During her career with the U.S. Foreign Service, Lea Perez held public diplomacy positions in the Middle East, Europe and Washington. Most recently, she was Director of Press and Public Diplomacy for Europe and Eurasia (2008-2010), Director of the Office of Citizen Exchanges in the Bureau of Educational and Cultural Affairs (2003-2008), and Cultural Counselor at the U.S. Embassy in Paris (1999-2003). In 2010-2011, Lea was posted to the Smithsonian to develop a strategic partnership between the two institutions. Since 2012, Lea has been a Senior Advisor to the Policy, Planning and Resources office of the Under Secretary for Public Diplomacy and Public Affairs, on contract through her company, KLP Consulting LLC. She holds an MS in National Security Strategy from the National War College and an MA in Near Eastern Studies from U.C. Berkeley. She speaks Spanish, French, Arabic and German.
Tara Ashley Compton is the Managing Director and Co-Director of International Programming, as well as a performer and choreographer, with Company E, a contemporary dance company that travels as a Cultural Ambassador for the US Department of State. Company E’s Rooted in a deep interest for cultural diplomacy, both Tara and Company E have traveled the world curating and performing in cultural outreach programs for the US Department of State and US Missions, as well as foreign ministries in multiple countries including: Kazakhstan, Tajikistan, Algeria, Spain, Italy, Israel, and Palestine, among others. Tara also serves as a specialist and consultant for cultural projects and events for many embassies in the Washington, DC area. Additionally, Tara and Company E serve as lecturers at the Foreign Service Institute in Cultural and Public Diplomacy.
Markita Brooks is native Washingtonian and has worked for at the U.S. Department of State for the past 14 years. She is currently a Program Specialist in the Bureau of Educational and Cultural Affairs where she works on both performing and visual arts exchange programs. Markita will earn her Masters Degree in Arts Management from American University in the Spring of 2014 and will continue to pursue a career in the arts through federal service. She believes in the power of the arts to break down barriers and bring together people from all walks of life.

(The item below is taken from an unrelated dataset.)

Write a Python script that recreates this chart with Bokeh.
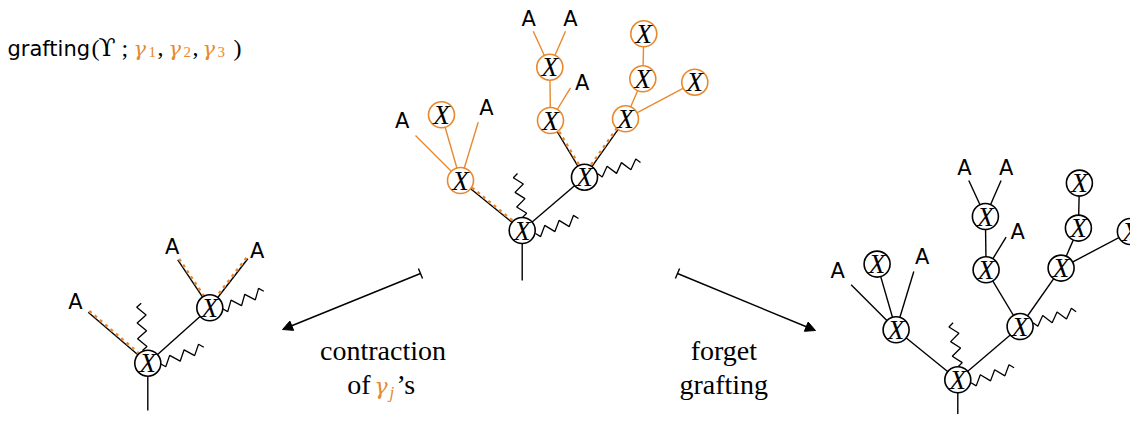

Joshua Midgett is currently a Master of Arts in Arts Management candidate as well as pursuing his Graduate Certificate in International Arts Management, both at American University. He’s only recently returned from an academic sojourn at Victoria University of Wellington in New Zealand, where he studied Cultural Tourism. He holds two undergraduate degrees from Keene State College in Economics and Directing. Prior to studying at American, Joshua served in various managerial capacities with the Utah Shakespeare Festival, Glimmerglass Festival, Oasis Productions, and Foodplay, Inc. Since coming to D.C. he has had the pleasure of working with the DeVos Institute at the Kennedy Center, GALA Hispanic Theatre, and the Young Playwright’s Theater. He is an amalgam of organizational and creative passion and has an unrivaled love of cereal.
See you Sunday, March 23 for the Emerging Arts Leaders Symposium!